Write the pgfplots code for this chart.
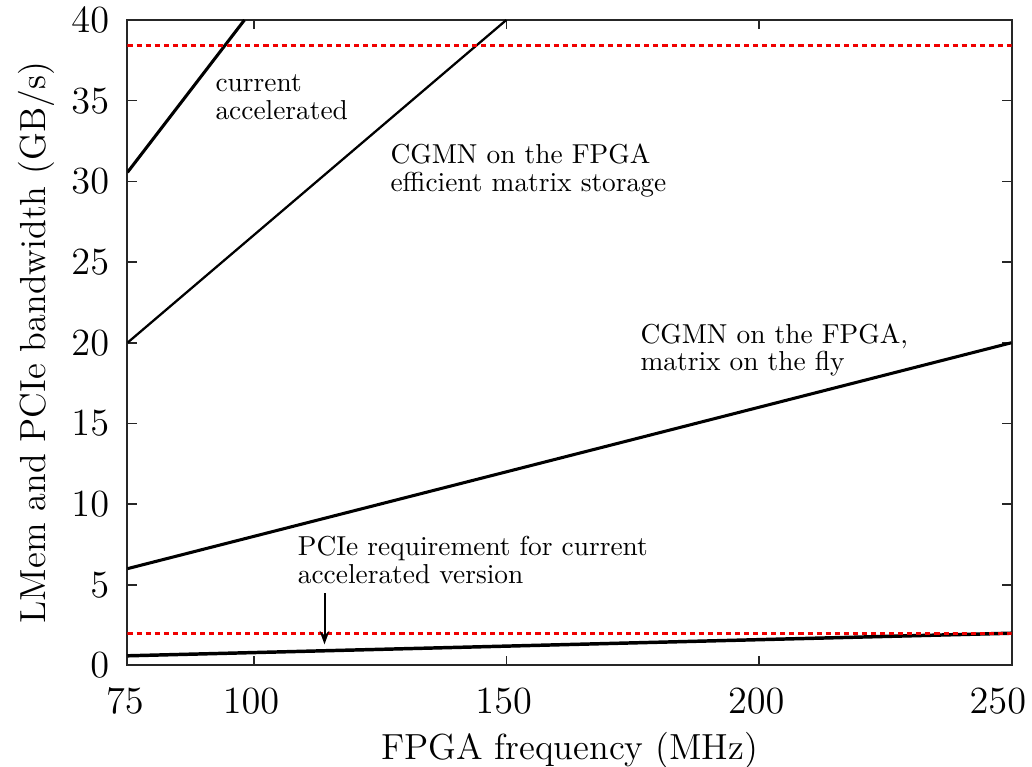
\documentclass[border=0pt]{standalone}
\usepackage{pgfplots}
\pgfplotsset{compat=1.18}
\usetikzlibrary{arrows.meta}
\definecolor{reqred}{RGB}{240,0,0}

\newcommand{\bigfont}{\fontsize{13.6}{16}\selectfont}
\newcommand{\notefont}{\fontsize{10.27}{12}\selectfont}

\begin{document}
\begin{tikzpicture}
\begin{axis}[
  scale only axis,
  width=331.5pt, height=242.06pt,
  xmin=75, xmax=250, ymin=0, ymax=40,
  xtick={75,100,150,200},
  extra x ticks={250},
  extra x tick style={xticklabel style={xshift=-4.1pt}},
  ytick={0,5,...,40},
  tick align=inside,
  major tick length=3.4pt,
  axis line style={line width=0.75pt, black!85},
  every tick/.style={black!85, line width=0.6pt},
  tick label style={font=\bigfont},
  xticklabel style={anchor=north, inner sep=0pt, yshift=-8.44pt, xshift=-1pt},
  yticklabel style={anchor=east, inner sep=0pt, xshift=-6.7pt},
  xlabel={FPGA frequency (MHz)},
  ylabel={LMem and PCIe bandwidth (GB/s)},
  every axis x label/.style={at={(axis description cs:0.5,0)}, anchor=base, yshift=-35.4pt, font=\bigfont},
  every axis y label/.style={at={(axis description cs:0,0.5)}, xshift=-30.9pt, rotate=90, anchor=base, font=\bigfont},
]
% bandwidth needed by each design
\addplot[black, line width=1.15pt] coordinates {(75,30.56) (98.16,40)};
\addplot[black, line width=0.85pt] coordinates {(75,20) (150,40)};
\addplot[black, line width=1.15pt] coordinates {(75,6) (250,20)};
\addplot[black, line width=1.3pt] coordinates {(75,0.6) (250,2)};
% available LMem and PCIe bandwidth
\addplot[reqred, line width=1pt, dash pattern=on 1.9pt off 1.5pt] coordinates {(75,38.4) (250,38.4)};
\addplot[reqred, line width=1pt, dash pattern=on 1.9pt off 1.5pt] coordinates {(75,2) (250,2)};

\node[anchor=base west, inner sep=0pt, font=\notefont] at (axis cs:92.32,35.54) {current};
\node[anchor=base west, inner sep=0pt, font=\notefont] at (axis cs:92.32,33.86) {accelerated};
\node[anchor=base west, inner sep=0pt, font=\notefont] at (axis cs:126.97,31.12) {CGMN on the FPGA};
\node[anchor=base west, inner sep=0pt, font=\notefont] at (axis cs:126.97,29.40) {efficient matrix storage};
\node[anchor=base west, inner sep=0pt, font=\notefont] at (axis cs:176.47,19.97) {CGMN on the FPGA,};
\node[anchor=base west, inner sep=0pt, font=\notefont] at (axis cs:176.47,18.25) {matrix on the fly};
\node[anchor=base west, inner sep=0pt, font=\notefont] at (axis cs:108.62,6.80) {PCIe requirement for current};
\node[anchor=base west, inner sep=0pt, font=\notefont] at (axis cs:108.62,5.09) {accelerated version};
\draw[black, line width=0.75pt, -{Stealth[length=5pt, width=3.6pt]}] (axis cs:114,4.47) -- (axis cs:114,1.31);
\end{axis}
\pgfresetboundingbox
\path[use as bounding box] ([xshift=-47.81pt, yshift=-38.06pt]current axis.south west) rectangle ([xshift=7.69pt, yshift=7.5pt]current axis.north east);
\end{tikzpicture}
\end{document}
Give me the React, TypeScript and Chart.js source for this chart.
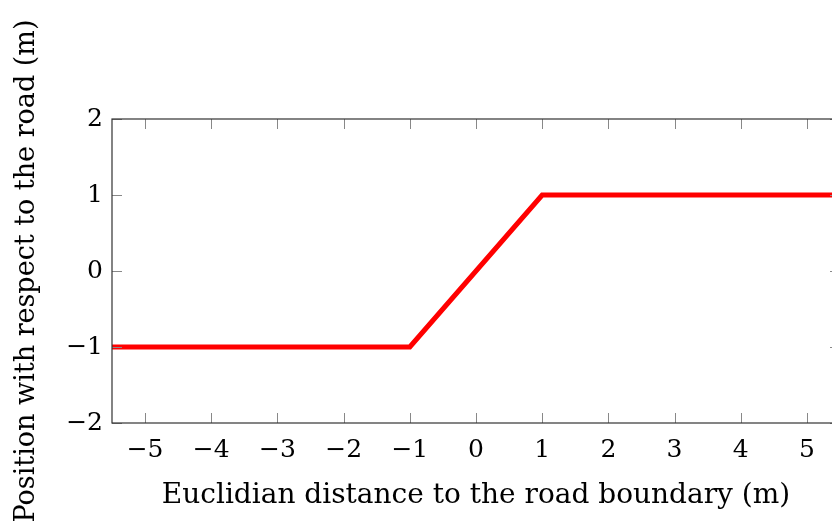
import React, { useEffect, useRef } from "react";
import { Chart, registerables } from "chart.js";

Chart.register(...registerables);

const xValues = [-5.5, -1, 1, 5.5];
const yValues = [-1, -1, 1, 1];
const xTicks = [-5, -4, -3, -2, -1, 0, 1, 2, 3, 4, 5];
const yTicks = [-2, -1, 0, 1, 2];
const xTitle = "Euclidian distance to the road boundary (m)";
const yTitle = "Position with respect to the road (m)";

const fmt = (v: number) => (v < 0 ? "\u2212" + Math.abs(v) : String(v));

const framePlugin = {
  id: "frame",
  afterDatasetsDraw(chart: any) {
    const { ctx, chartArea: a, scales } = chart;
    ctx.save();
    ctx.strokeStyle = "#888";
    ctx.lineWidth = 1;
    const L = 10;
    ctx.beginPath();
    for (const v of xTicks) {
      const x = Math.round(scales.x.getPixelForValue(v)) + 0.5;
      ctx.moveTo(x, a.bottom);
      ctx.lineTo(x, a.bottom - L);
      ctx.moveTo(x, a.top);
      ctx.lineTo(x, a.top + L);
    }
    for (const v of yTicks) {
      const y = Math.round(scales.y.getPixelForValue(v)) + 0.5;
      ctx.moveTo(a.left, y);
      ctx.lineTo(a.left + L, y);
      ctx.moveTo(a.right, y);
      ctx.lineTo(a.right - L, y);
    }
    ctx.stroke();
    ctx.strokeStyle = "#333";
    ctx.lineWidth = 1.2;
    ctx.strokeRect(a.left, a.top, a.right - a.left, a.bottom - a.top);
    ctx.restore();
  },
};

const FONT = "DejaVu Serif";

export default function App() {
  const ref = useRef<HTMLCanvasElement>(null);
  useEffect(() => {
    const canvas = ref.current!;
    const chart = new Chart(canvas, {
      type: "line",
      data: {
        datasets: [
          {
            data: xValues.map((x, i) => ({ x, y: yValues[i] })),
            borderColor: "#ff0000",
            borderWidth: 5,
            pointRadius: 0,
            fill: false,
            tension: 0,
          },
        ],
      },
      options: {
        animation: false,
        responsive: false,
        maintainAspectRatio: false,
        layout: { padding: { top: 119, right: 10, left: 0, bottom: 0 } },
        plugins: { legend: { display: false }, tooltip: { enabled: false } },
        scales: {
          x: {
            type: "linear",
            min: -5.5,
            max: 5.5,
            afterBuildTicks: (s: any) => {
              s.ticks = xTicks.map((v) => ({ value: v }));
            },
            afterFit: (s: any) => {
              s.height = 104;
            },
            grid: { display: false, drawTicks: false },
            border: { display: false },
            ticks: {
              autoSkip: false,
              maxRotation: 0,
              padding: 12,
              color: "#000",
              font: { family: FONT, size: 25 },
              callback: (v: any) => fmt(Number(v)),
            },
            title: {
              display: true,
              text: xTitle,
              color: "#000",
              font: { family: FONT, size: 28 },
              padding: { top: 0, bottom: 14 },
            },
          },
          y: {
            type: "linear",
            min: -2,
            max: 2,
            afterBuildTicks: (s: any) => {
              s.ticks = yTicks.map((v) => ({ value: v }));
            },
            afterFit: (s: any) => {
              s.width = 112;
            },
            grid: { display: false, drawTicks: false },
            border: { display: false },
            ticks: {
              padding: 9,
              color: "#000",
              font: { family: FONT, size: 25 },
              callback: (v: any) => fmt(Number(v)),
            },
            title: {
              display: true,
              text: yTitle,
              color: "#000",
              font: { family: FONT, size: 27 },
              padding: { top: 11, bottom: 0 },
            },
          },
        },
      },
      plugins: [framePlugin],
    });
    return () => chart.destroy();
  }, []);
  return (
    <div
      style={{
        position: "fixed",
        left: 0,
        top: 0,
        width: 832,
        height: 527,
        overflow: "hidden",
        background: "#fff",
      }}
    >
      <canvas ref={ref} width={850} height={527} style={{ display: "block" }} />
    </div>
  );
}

# # # # #

## Problem requirements:
The pictures should not be reproduced; quote all of the other material exactly.

## Correct result:
Write the pgfplots code for this chart.
\documentclass[border=0pt]{standalone}
\usepackage{pgfplots}
\pgfplotsset{compat=1.18}
\usetikzlibrary{arrows.meta}
\definecolor{reqred}{RGB}{240,0,0}

\newcommand{\bigfont}{\fontsize{13.6}{16}\selectfont}
\newcommand{\notefont}{\fontsize{10.27}{12}\selectfont}

\begin{document}
\begin{tikzpicture}
\begin{axis}[
  scale only axis,
  width=331.5pt, height=242.06pt,
  xmin=75, xmax=250, ymin=0, ymax=40,
  xtick={75,100,150,200},
  extra x ticks={250},
  extra x tick style={xticklabel style={xshift=-4.1pt}},
  ytick={0,5,...,40},
  tick align=inside,
  major tick length=3.4pt,
  axis line style={line width=0.75pt, black!85},
  every tick/.style={black!85, line width=0.6pt},
  tick label style={font=\bigfont},
  xticklabel style={anchor=north, inner sep=0pt, yshift=-8.44pt, xshift=-1pt},
  yticklabel style={anchor=east, inner sep=0pt, xshift=-6.7pt},
  xlabel={FPGA frequency (MHz)},
  ylabel={LMem and PCIe bandwidth (GB/s)},
  every axis x label/.style={at={(axis description cs:0.5,0)}, anchor=base, yshift=-35.4pt, font=\bigfont},
  every axis y label/.style={at={(axis description cs:0,0.5)}, xshift=-30.9pt, rotate=90, anchor=base, font=\bigfont},
]
% bandwidth needed by each design
\addplot[black, line width=1.15pt] coordinates {(75,30.56) (98.16,40)};
\addplot[black, line width=0.85pt] coordinates {(75,20) (150,40)};
\addplot[black, line width=1.15pt] coordinates {(75,6) (250,20)};
\addplot[black, line width=1.3pt] coordinates {(75,0.6) (250,2)};
% available LMem and PCIe bandwidth
\addplot[reqred, line width=1pt, dash pattern=on 1.9pt off 1.5pt] coordinates {(75,38.4) (250,38.4)};
\addplot[reqred, line width=1pt, dash pattern=on 1.9pt off 1.5pt] coordinates {(75,2) (250,2)};

\node[anchor=base west, inner sep=0pt, font=\notefont] at (axis cs:92.32,35.54) {current};
\node[anchor=base west, inner sep=0pt, font=\notefont] at (axis cs:92.32,33.86) {accelerated};
\node[anchor=base west, inner sep=0pt, font=\notefont] at (axis cs:126.97,31.12) {CGMN on the FPGA};
\node[anchor=base west, inner sep=0pt, font=\notefont] at (axis cs:126.97,29.40) {efficient matrix storage};
\node[anchor=base west, inner sep=0pt, font=\notefont] at (axis cs:176.47,19.97) {CGMN on the FPGA,};
\node[anchor=base west, inner sep=0pt, font=\notefont] at (axis cs:176.47,18.25) {matrix on the fly};
\node[anchor=base west, inner sep=0pt, font=\notefont] at (axis cs:108.62,6.80) {PCIe requirement for current};
\node[anchor=base west, inner sep=0pt, font=\notefont] at (axis cs:108.62,5.09) {accelerated version};
\draw[black, line width=0.75pt, -{Stealth[length=5pt, width=3.6pt]}] (axis cs:114,4.47) -- (axis cs:114,1.31);
\end{axis}
\pgfresetboundingbox
\path[use as bounding box] ([xshift=-47.81pt, yshift=-38.06pt]current axis.south west) rectangle ([xshift=7.69pt, yshift=7.5pt]current axis.north east);
\end{tikzpicture}
\end{document}
Give me the React, TypeScript and Chart.js source for this chart.
import React, { useEffect, useRef } from "react";
import { Chart, registerables } from "chart.js";

Chart.register(...registerables);

const xValues = [-5.5, -1, 1, 5.5];
const yValues = [-1, -1, 1, 1];
const xTicks = [-5, -4, -3, -2, -1, 0, 1, 2, 3, 4, 5];
const yTicks = [-2, -1, 0, 1, 2];
const xTitle = "Euclidian distance to the road boundary (m)";
const yTitle = "Position with respect to the road (m)";

const fmt = (v: number) => (v < 0 ? "\u2212" + Math.abs(v) : String(v));

const framePlugin = {
  id: "frame",
  afterDatasetsDraw(chart: any) {
    const { ctx, chartArea: a, scales } = chart;
    ctx.save();
    ctx.strokeStyle = "#888";
    ctx.lineWidth = 1;
    const L = 10;
    ctx.beginPath();
    for (const v of xTicks) {
      const x = Math.round(scales.x.getPixelForValue(v)) + 0.5;
      ctx.moveTo(x, a.bottom);
      ctx.lineTo(x, a.bottom - L);
      ctx.moveTo(x, a.top);
      ctx.lineTo(x, a.top + L);
    }
    for (const v of yTicks) {
      const y = Math.round(scales.y.getPixelForValue(v)) + 0.5;
      ctx.moveTo(a.left, y);
      ctx.lineTo(a.left + L, y);
      ctx.moveTo(a.right, y);
      ctx.lineTo(a.right - L, y);
    }
    ctx.stroke();
    ctx.strokeStyle = "#333";
    ctx.lineWidth = 1.2;
    ctx.strokeRect(a.left, a.top, a.right - a.left, a.bottom - a.top);
    ctx.restore();
  },
};

const FONT = "DejaVu Serif";

export default function App() {
  const ref = useRef<HTMLCanvasElement>(null);
  useEffect(() => {
    const canvas = ref.current!;
    const chart = new Chart(canvas, {
      type: "line",
      data: {
        datasets: [
          {
            data: xValues.map((x, i) => ({ x, y: yValues[i] })),
            borderColor: "#ff0000",
            borderWidth: 5,
            pointRadius: 0,
            fill: false,
            tension: 0,
          },
        ],
      },
      options: {
        animation: false,
        responsive: false,
        maintainAspectRatio: false,
        layout: { padding: { top: 119, right: 10, left: 0, bottom: 0 } },
        plugins: { legend: { display: false }, tooltip: { enabled: false } },
        scales: {
          x: {
            type: "linear",
            min: -5.5,
            max: 5.5,
            afterBuildTicks: (s: any) => {
              s.ticks = xTicks.map((v) => ({ value: v }));
            },
            afterFit: (s: any) => {
              s.height = 104;
            },
            grid: { display: false, drawTicks: false },
            border: { display: false },
            ticks: {
              autoSkip: false,
              maxRotation: 0,
              padding: 12,
              color: "#000",
              font: { family: FONT, size: 25 },
              callback: (v: any) => fmt(Number(v)),
            },
            title: {
              display: true,
              text: xTitle,
              color: "#000",
              font: { family: FONT, size: 28 },
              padding: { top: 0, bottom: 14 },
            },
          },
          y: {
            type: "linear",
            min: -2,
            max: 2,
            afterBuildTicks: (s: any) => {
              s.ticks = yTicks.map((v) => ({ value: v }));
            },
            afterFit: (s: any) => {
              s.width = 112;
            },
            grid: { display: false, drawTicks: false },
            border: { display: false },
            ticks: {
              padding: 9,
              color: "#000",
              font: { family: FONT, size: 25 },
              callback: (v: any) => fmt(Number(v)),
            },
            title: {
              display: true,
              text: yTitle,
              color: "#000",
              font: { family: FONT, size: 27 },
              padding: { top: 11, bottom: 0 },
            },
          },
        },
      },
      plugins: [framePlugin],
    });
    return () => chart.destroy();
  }, []);
  return (
    <div
      style={{
        position: "fixed",
        left: 0,
        top: 0,
        width: 832,
        height: 527,
        overflow: "hidden",
        background: "#fff",
      }}
    >
      <canvas ref={ref} width={850} height={527} style={{ display: "block" }} />
    </div>
  );
}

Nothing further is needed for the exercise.